# Industrial Pressure washers for Noobs



## michaelsaam (Jan 18, 2011)

I want to break into the pressure washing industry even harder. I have a cold water pressure washing machine now. I Want to get a Hot water Pressure washing machine. The people I have talked to say I need to get around a 3500 PSI pressure washing machine that puts out about 5 gallons a min. I want to do commercial buildings, large sidewalk areas quick, and gas stations. Any pressure washing machine advice i am open to it. www.mikespaintingonline.com


----------



## Dave Mac (May 4, 2007)

You need a 8 gpm for that type of work, 5 gpm residential imo especially for cement 8 gpm way faster


----------



## straight_lines (Oct 17, 2007)

There are a few guys here, but you might get more opinions over at CT.
http://www.contractortalk.com/f61/


----------



## Pressure Cleaning (Nov 1, 2007)

*5 GPM Pressure Washing Unit*

This is a 5gpm cold water unit you can add a hotbox http://www.northerntool.com/shop/tools/product_200312595_200312595


----------



## RachelRoberts (Sep 12, 2011)

An industrial, 220/240 volt job? Jeepers! 40 amps = toasted human.
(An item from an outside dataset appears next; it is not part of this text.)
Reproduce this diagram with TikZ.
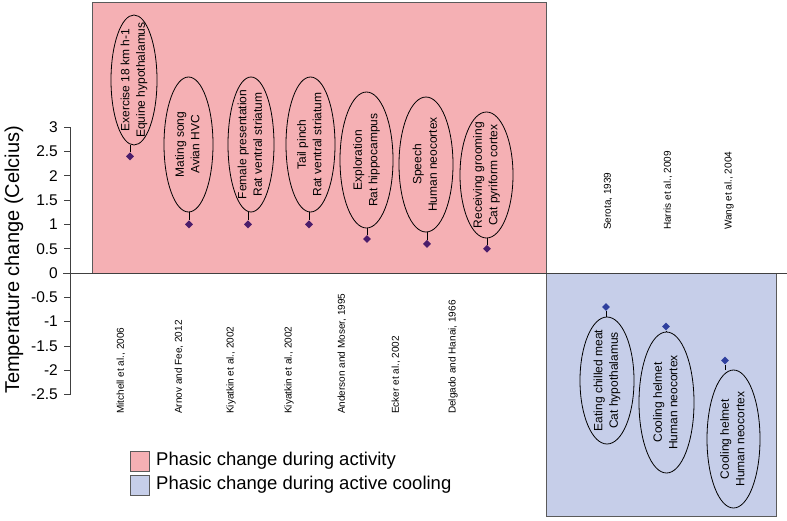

Make sure the wiring's insulation never gets worn on that thing!
http://www.best-pressure-washer-reviews.com/industrial-pressure-washer.html


----------



## Sirocco Jerry (Sep 10, 2011)

Get a "real" pressure washer..
belt drive, 6 to 7gpm *per man*,
hot to 220 degr.F. ..at full flow, ..,for removing grease with minimal chemical.
go with *4000*psi, and you can "*deliver*" *3500*psi ..in 200ft of 3/8" hose.

it takes 3500psi AT the SURFACE to remove gum FAST.

Yes, you can buy the pump-system first, and add a heater later,
but DON'T buy cheep !
or you'll be embarrassed in front of your best customer, on an average day.

Pressure Washers are more like a "high-performance Race-Car" than anything else..
you'd better have a trained crew,
.. and start with the BEEFiest equipment you can get.
Persistent Work-Speed is the sweetest bonus there is on Reliability
Cheap will never achieve "Long-Term-Low-Cost" ..for a professional.


----------